The ""Able Dog"" or ""Spad,"" as the Skyraider was called, earned its stellar reputation as one of the finest attack aircraft ever built in the skies over Korea, where Navy and Marine Corps ADs logged 57,244 flights totaling 150,804.8 flight hours. Their missions were varied, from attacking heavily defended industrial targets like power plants and bridges to knocking out the Hwachon Dam with aerial torpedoes to earning the affection of many a grunt with its close air support capabilities. Operations in Korea also reflected the versatility of the Skyraider, the platform being modified to conduct a host of missions including electronic countermeasures and night attack. In combat, the AD demonstrated that it could return to base despite severe damage time and again during the war as evidenced on one flight on which Ensign John Higgins of Attack Squadron (VA) 729 took a round in his canopy and returned to land on the carrier Antietam (CV 36), the landing signal officer giving him guidance over the radio due to the fact that the shattered canopy allowed for no forward visibility. Upon landing, the lucky aviator found a five-inch long piece of shrapnel lodged in the headrest of his seat.

In the years following the Korean War, Skyraiders continued to serve the fleet in multiple roles, the roar of their engines increasingly surrounded by the thunder of jets on carrier decks.
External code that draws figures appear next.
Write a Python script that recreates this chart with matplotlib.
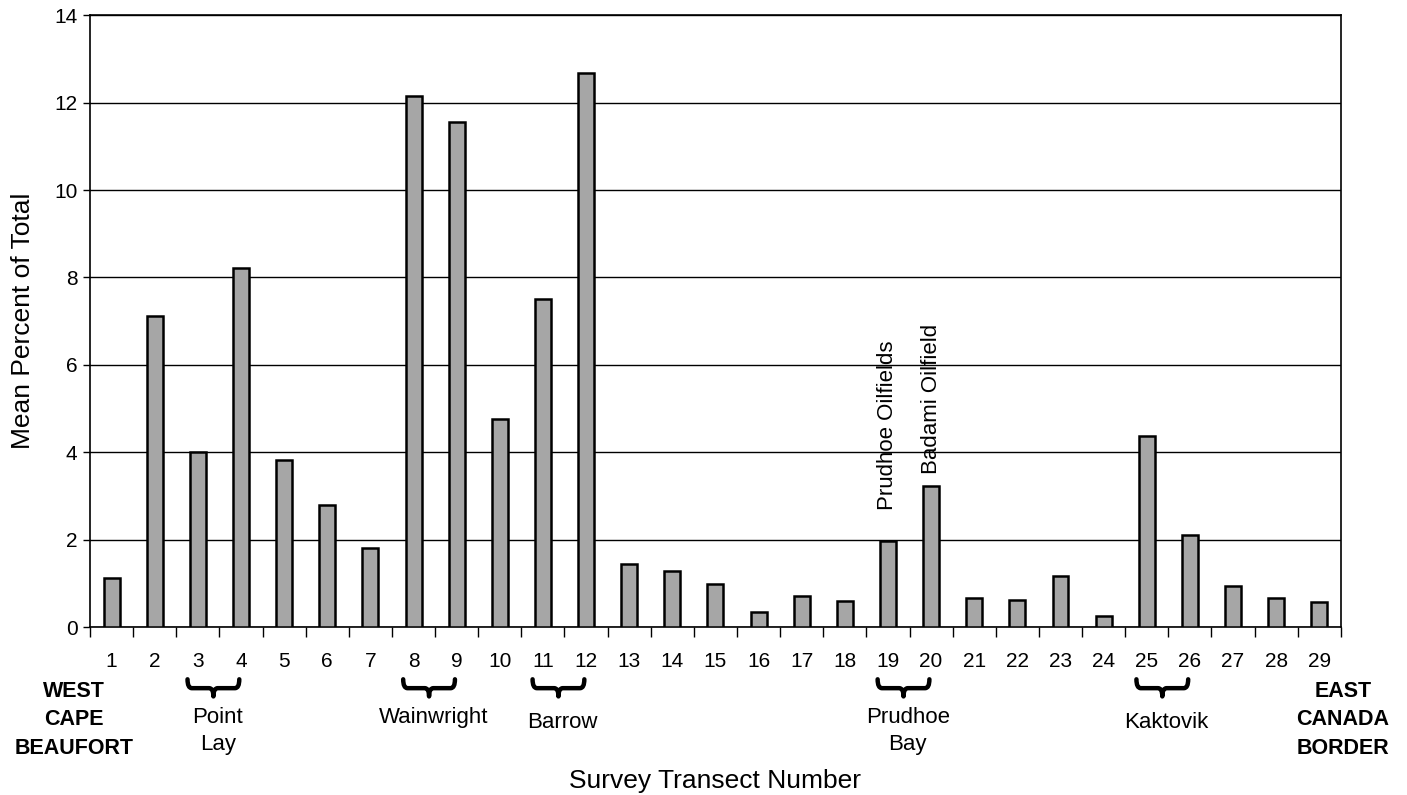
import numpy as np
import matplotlib
matplotlib.use('Agg')
import matplotlib.pyplot as plt
from matplotlib.path import Path
from matplotlib.patches import PathPatch
import matplotlib.transforms as mtransforms

plt.rcParams['font.family'] = ['Liberation Sans', 'DejaVu Sans']

transects = list(range(1, 30))
mean_pct = [1.12, 7.12, 4.0, 8.22, 3.82, 2.8, 1.82, 12.14, 11.55, 4.77,
            7.5, 12.68, 1.45, 1.28, 0.99, 0.35, 0.72, 0.6, 1.98, 3.23,
            0.67, 0.63, 1.18, 0.25, 4.37, 2.1, 0.95, 0.67, 0.57]

# communities spanning pairs of transects
places = [(3, 4, 'Point\nLay'), (8, 9, 'Wainwright'), (11, 12, 'Barrow'),
          (19, 20, 'Prudhoe\nBay'), (25, 26, 'Kaktovik')]
place_drop = {'Barrow': 0.009, 'Kaktovik': 0.009}
oilfields = [(19, 'Prudhoe Oilfields', 0.7), (20, 'Badami Oilfield', 0.27)]

fig = plt.figure(figsize=(14.07, 7.95), dpi=100)
ax = fig.add_axes([0.064, 0.211, 0.889, 0.770])

ax.set_axisbelow(True)
ax.yaxis.grid(True, color='black', linewidth=1.0)
ax.bar(transects, mean_pct, width=0.37, color='#a6a6a6',
       edgecolor='black', linewidth=1.8, zorder=3)

ax.set_xlim(0.5, 29.5)
ax.set_ylim(0, 14)
ax.set_yticks(range(0, 15, 2))
ax.set_xticks(transects)
ax.set_xticks(np.arange(0.5, 30, 1), minor=True)
ax.tick_params(axis='x', which='major', length=0, pad=18, labelsize=15)
ax.tick_params(axis='x', which='minor', length=7, width=1, direction='out')
ax.tick_params(axis='y', length=5, width=1, labelsize=15, pad=4)
for s in ax.spines.values():
    s.set_linewidth(1.2)

ax.set_ylabel('Mean Percent of Total', fontsize=19)
ax.yaxis.set_label_coords(-0.044, 0.5)
ax.set_xlabel('Survey Transect Number', fontsize=19, va='top')
ax.xaxis.set_label_coords(0.5, -0.232)

# oilfield labels over bars
for t, name, gap in oilfields:
    ax.text(t, mean_pct[t - 1] + gap, name, rotation=90, ha='center',
            va='bottom', fontsize=16)

# braces under pairs of transects
trans = mtransforms.blended_transform_factory(ax.transData, ax.transAxes)
y0, ym, yt = -0.085, -0.0995, -0.113
for a, b, name in places:
    c = (a + b) / 2 - 0.14
    h = 0.6
    verts = [(c - h, y0),
             (c - h, ym), (c - h + 0.1, ym),
             (c - 0.1, ym),
             (c, ym), (c, yt),
             (c, ym), (c + 0.1, ym),
             (c + h - 0.1, ym),
             (c + h, ym), (c + h, y0)]
    codes = [Path.MOVETO,
             Path.CURVE3, Path.CURVE3,
             Path.LINETO,
             Path.CURVE3, Path.CURVE3,
             Path.CURVE3, Path.CURVE3,
             Path.LINETO,
             Path.CURVE3, Path.CURVE3]
    ax.add_patch(PathPatch(Path(verts, codes), transform=trans, fill=False,
                           linewidth=3.2, edgecolor='black', clip_on=False,
                           capstyle='round', joinstyle='round'))
    ax.text(c + 0.1, -0.13 - place_drop.get(name, 0), name, transform=trans,
            ha='center', va='top', fontsize=16, linespacing=1.4)

ax.text(-0.0128, -0.088, 'WEST\nCAPE\nBEAUFORT', transform=ax.transAxes,
        ha='center', va='top', fontsize=15.5, fontweight='bold', linespacing=1.45)
ax.text(1.0015, -0.088, 'EAST\nCANADA\nBORDER', transform=ax.transAxes,
        ha='center', va='top', fontsize=15.5, fontweight='bold', linespacing=1.45)

fig.savefig('out.png', dpi=100)
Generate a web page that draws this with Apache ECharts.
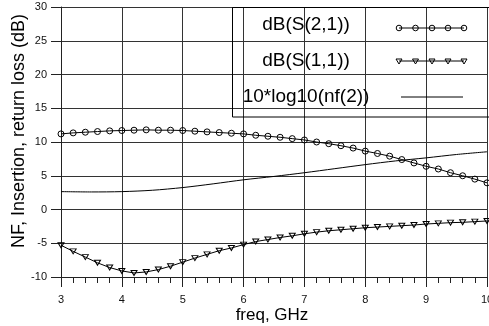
<!DOCTYPE html>
<html>
<head>
<meta charset="utf-8">
<script src="https://cdn.jsdelivr.net/npm/echarts@6/dist/echarts.min.js"></script>
<style>
html,body{margin:0;padding:0;background:#fff;}
#c{width:489px;height:326px;}
</style>
</head>
<body>
<div id="c"></div>
<script>
// ---- data ----
var freq = [3.0,3.2,3.4,3.6,3.8,4.0,4.2,4.4,4.6,4.8,5.0,5.2,5.4,5.6,5.8,6.0,6.2,6.4,6.6,6.8,
            7.0,7.2,7.4,7.6,7.8,8.0,8.2,8.4,8.6,8.8,9.0,9.2,9.4,9.6,9.8,10.0];
var s21 = [11.2,11.35,11.45,11.55,11.65,11.7,11.75,11.8,11.75,11.75,11.7,11.6,11.5,11.4,11.3,11.2,
           11.0,10.85,10.7,10.5,10.3,10.0,9.75,9.45,9.1,8.65,8.3,7.9,7.4,6.9,6.4,6.0,5.45,5.0,4.5,3.95];
var s11 = [-5.3,-6.2,-7.05,-7.9,-8.6,-9.1,-9.4,-9.25,-8.9,-8.4,-7.8,-7.2,-6.65,-6.1,-5.7,-5.2,
           -4.75,-4.45,-4.15,-3.9,-3.6,-3.35,-3.15,-3.0,-2.85,-2.7,-2.6,-2.5,-2.4,-2.3,-2.15,-2.05,-1.95,-1.9,-1.8,-1.7];
var nfFreq = [3.0,3.5,4.0,4.5,5.0,5.5,6.0,6.5,7.0,7.5,8.0,8.5,9.0,9.5,10.0];
var nf = [2.65,2.6,2.65,2.85,3.25,3.8,4.4,4.9,5.45,6.05,6.65,7.2,7.65,8.15,8.55];
var legendNames = ['dB(S(2,1))','dB(S(1,1))','10*log10(nf(2))'];
var xTitle = 'freq, GHz';
var yTitle = 'NF, Insertion, return loss (dB)';

function pairs(xs, ys){ return xs.map(function(x,i){ return [x, ys[i]]; }); }

var FONT = '"Liberation Sans", Arial, sans-serif';
var chart = echarts.init(document.getElementById('c'), null, {renderer:'canvas'});

// legend box (drawn as graphics) and axis titles
var lg = [];
lg.push({type:'rect', shape:{x:232.5, y:7.5, width:270, height:109.5},
         style:{fill:'none', stroke:'#000', lineWidth:1}, z:100});
var rowY = [25, 61, 97];
var sampleY = [28, 61, 97];
legendNames.forEach(function(n, i){
  lg.push({type:'text', x:306, y:rowY[i], z:100,
    style:{text:n, font:'19px ' + FONT, fill:'#000', align:'center', verticalAlign:'middle'}});
});
var sx = [399, 415.5, 432, 448, 464];
lg.push({type:'line', shape:{x1:399, y1:sampleY[0], x2:464, y2:sampleY[0]}, style:{stroke:'#000', lineWidth:1}, z:100});
sx.forEach(function(x){
  lg.push({type:'circle', shape:{cx:x, cy:sampleY[0], r:2.8}, style:{fill:'none', stroke:'#000', lineWidth:1}, z:101});
});
lg.push({type:'line', shape:{x1:399, y1:sampleY[1], x2:464, y2:sampleY[1]}, style:{stroke:'#000', lineWidth:1}, z:100});
sx.forEach(function(x){
  lg.push({type:'polygon', shape:{points:[[x-3,sampleY[1]-2],[x+3,sampleY[1]-2],[x,sampleY[1]+3]]},
           style:{fill:'none', stroke:'#000', lineWidth:1}, z:101});
});
lg.push({type:'line', shape:{x1:401, y1:sampleY[2], x2:463, y2:sampleY[2]}, style:{stroke:'#000', lineWidth:1}, z:100});
lg.push({type:'text', x:19, y:131, rotation:Math.PI/2, z:100,
  style:{text:yTitle, font:'18px ' + FONT, fill:'#000', align:'center', verticalAlign:'middle'}});
lg.push({type:'text', x:272, y:315, z:100,
  style:{text:xTitle, font:'17px ' + FONT, fill:'#000', align:'center', verticalAlign:'middle'}});

var option = {
  animation:false,
  grid:{left:61, right:2, top:7, bottom:49, outerBoundsMode:'none', containLabel:false},
  xAxis:{
    type:'value', min:3, max:10, interval:1,
    axisLine:{show:true, onZero:false, lineStyle:{color:'#222', width:1}},
    axisTick:{show:true, length:10, inside:false, lineStyle:{color:'#222'}},
    minorTick:{show:true, splitNumber:5, length:6, lineStyle:{color:'#222'}},
    splitLine:{show:true, lineStyle:{color:'#333', width:1}},
    axisLabel:{fontSize:11, fontFamily:FONT, color:'#111', margin:17}
  },
  yAxis:{
    type:'value', min:-10, max:30, interval:5,
    axisLine:{show:true, onZero:false, lineStyle:{color:'#222', width:1}},
    axisTick:{show:true, length:10, inside:false, lineStyle:{color:'#222'}},
    splitLine:{show:true, lineStyle:{color:'#333', width:1}},
    axisLabel:{fontSize:11, fontFamily:FONT, color:'#111', margin:14}
  },
  series:[
    {name:legendNames[0], type:'line', data:pairs(freq, s21), symbol:'circle', symbolSize:6,
     lineStyle:{color:'#000', width:1}, itemStyle:{color:'rgba(0,0,0,0)', borderColor:'#000', borderWidth:1}},
    {name:legendNames[1], type:'line', data:pairs(freq, s11), symbol:'triangle', symbolRotate:180, symbolSize:[6,5],
     lineStyle:{color:'#000', width:1}, itemStyle:{color:'rgba(0,0,0,0)', borderColor:'#000', borderWidth:1}},
    {name:legendNames[2], type:'line', data:pairs(nfFreq, nf), symbol:'none', smooth:0.3,
     lineStyle:{color:'#000', width:1}}
  ],
  graphic:lg
};
chart.setOption(option);
</script>
</body>
</html>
Some AD pilots trained for the possibility of nuclear war, flying so-called Sandblower missions, long-range flights to deliver nuclear bombs at low altitude that involved such an extended amount of time in the cockpit that aviators nicknamed them ""Butt Busters."" By the time of the Vietnam War, the A-4 Skyhawk was increasingly the mainstay of the Navy's carrier-based attack arsenal, though Navy Skyraiders dropped bombs in Southeast Asia until 1968, when the increasingly sophisticated antiaircraft defenses proved to hazardous for the slow Spads. . The Navy continued operating electronic countermeasures versions of the Skyraider until 1972 and the Air Force employed them on search and rescue and air commando missions until that year as well, turning over its remaining aircraft to the South Vietnamese Air Force. All told 3,180 Skyraiders rolled off the Douglas assembly line."

Physical Description: 

Length: 38 ft., 10 in.; Height 15 ft., 8 in.; Wingspan: 50 ft.